What do the years 2011 and 2015 have in common? In those years, Novak Djokovic followed a triumph on the grass of Wimbledon with a victory in New York. Supporters of the Serbian superstar can now add 2018 to their memories as a stellar year for their idol. He has won consecutive majors in a calendar year for the fourth time in his career, and with this title, Djokovic has equalled Pete Sampras as a 14-time male grand slam singles winner. Through his stupendous performances over this past fortnight in extreme conditions, Djokovic has once again shown his extraordinary powers of delivering when it really matters. All of this points to a grapple over the men’s tour once again from him, and this time, it is only right we marvel at his excellence.

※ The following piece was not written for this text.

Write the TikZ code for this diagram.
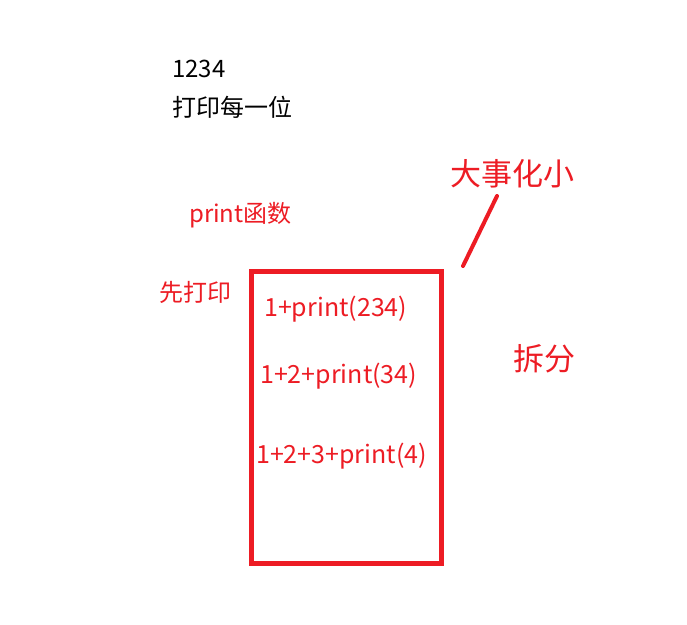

When he had similar streaks of success, Djokovic’s victories were dismissed as “he’s just too solid.” Just like Serena Williams has often been labelled as too powerful for the women’s game to not succeed, Djokovic has not had the credit for his exceptional play. It would be pertinent to note that earlier in his career, both his serve as well as the forehand were thought of as weaknesses. Both of his great rivals in Roger Federer and Rafael Nadal knew that his stunning movement would not overhaul the frailties held on Djokovic’s serve. Commentators in 2009 would often laugh at his service motion as a “bowling action”. Who’s laughing now? Not only is he the best returner in the history of the game, he has now become a brilliant player on his serve, with it becoming increasingly difficult for opponents to have a chance. Djokovic’s game should not be dismissed as robotic, he has the magic that all his illustrious rivals and predecessors have had. More than that, the man from Serbia has the heart of a champion which makes him so special.

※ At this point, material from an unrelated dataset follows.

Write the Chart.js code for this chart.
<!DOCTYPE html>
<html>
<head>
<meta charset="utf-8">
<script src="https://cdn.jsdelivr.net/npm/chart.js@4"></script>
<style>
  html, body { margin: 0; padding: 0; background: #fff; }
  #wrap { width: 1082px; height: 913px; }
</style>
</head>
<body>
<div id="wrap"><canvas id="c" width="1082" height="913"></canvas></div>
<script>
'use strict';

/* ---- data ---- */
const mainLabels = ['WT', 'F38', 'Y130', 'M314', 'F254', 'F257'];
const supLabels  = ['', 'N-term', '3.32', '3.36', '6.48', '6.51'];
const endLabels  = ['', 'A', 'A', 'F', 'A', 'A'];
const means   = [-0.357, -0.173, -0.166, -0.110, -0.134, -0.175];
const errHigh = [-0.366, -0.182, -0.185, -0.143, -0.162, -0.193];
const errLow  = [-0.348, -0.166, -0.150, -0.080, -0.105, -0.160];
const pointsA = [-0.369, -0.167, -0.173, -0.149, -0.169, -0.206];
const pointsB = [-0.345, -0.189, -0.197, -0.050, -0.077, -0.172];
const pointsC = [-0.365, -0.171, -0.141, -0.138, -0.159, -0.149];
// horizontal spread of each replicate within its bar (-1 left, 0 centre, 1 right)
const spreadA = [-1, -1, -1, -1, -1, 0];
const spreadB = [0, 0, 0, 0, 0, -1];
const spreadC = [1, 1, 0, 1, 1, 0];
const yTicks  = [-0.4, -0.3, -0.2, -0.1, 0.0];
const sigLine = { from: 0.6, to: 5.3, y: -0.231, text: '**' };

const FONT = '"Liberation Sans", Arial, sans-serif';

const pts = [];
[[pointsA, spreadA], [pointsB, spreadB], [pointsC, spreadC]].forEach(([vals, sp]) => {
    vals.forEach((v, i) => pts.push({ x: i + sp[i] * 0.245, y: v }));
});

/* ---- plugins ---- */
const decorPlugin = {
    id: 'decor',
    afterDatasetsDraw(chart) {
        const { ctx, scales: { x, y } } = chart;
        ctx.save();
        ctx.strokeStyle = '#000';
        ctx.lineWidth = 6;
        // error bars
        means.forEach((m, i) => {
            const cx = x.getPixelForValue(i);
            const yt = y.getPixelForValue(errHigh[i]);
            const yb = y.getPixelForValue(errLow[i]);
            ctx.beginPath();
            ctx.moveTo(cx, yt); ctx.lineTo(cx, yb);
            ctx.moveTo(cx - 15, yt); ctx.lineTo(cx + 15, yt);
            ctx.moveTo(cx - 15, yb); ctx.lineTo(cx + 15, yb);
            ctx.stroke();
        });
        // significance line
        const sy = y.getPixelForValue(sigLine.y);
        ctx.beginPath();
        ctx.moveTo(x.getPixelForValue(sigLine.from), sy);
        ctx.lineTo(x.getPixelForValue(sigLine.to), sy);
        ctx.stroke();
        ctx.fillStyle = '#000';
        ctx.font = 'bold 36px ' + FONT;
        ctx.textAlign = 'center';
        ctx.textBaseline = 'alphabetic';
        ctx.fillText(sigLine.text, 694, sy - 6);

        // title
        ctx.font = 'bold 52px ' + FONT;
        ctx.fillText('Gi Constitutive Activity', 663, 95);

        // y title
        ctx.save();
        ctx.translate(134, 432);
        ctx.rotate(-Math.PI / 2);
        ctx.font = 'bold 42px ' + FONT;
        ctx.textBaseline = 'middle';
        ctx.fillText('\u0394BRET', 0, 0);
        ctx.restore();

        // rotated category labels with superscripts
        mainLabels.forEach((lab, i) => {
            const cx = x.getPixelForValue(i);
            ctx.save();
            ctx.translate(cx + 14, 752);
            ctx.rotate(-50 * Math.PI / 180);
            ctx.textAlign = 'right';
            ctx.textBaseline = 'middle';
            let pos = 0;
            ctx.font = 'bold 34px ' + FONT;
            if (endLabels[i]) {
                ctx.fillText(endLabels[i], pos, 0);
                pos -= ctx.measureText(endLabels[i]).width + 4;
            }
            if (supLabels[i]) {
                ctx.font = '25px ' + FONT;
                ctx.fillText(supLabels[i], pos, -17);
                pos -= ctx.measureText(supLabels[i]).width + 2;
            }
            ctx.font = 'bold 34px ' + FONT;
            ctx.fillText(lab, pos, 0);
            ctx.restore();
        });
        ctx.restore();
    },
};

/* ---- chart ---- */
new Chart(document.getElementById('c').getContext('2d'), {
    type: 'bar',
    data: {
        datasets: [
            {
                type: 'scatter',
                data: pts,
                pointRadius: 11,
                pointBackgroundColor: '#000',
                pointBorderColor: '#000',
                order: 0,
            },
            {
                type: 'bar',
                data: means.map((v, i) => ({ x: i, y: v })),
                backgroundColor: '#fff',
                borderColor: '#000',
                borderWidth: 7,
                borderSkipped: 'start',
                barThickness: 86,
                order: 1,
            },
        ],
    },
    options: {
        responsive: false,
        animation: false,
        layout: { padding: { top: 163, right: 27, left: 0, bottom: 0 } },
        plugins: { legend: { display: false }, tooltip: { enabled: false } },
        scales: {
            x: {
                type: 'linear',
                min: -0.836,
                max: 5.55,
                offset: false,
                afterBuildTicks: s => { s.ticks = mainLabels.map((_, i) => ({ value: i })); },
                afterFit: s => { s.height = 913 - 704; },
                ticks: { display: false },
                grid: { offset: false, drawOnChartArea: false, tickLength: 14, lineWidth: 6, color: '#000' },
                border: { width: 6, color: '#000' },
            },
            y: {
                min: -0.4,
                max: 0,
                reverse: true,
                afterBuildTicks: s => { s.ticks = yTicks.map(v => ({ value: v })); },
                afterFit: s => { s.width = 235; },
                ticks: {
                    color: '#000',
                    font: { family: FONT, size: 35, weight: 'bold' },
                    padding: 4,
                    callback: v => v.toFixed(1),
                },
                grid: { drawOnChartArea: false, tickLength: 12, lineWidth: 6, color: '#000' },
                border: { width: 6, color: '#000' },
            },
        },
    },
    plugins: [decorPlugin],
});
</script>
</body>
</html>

Looking at the heart of this heroic figure, again it is very easy to look past the journey he has been through. As a young boy in the troubled country of his birth, Djokovic had horrific nights in order to survive the bombing attacks. For a mere mortal, these types of experiences would be so hard to look back at in a positive manner. Yet Djokovic does exactly that. “I got time off school, and I had more time to play tennis.” This type of attitude has paid dividends throughout his career. After his maiden grand slam at Melbourne in 2008, it would have been easy for him to be happy with his achievements and stay behind Federer and Nadal at the top. But he wanted to get better and we all know about that record-breaking year in 2011. Still he wanted to improve, and he reached a level in 2015 that had arguably never been seen before. He looks to have that fire in his eyes again to get better, and if he can do that after winning two major titles this year, we are in for one heck of a ride as fans.
With 14 major titles and the possibility of a few more before he hangs up his racket, Djokovic has well and truly cemented his place among the upper echelons of the greatest male champions the sport has ever seen. Now, with a period of dominance ever more likely to occur, it is high time we relish this period like we did for Federer and Nadal last year. This renaissance of Djokovic could be something very special, if it has not been already.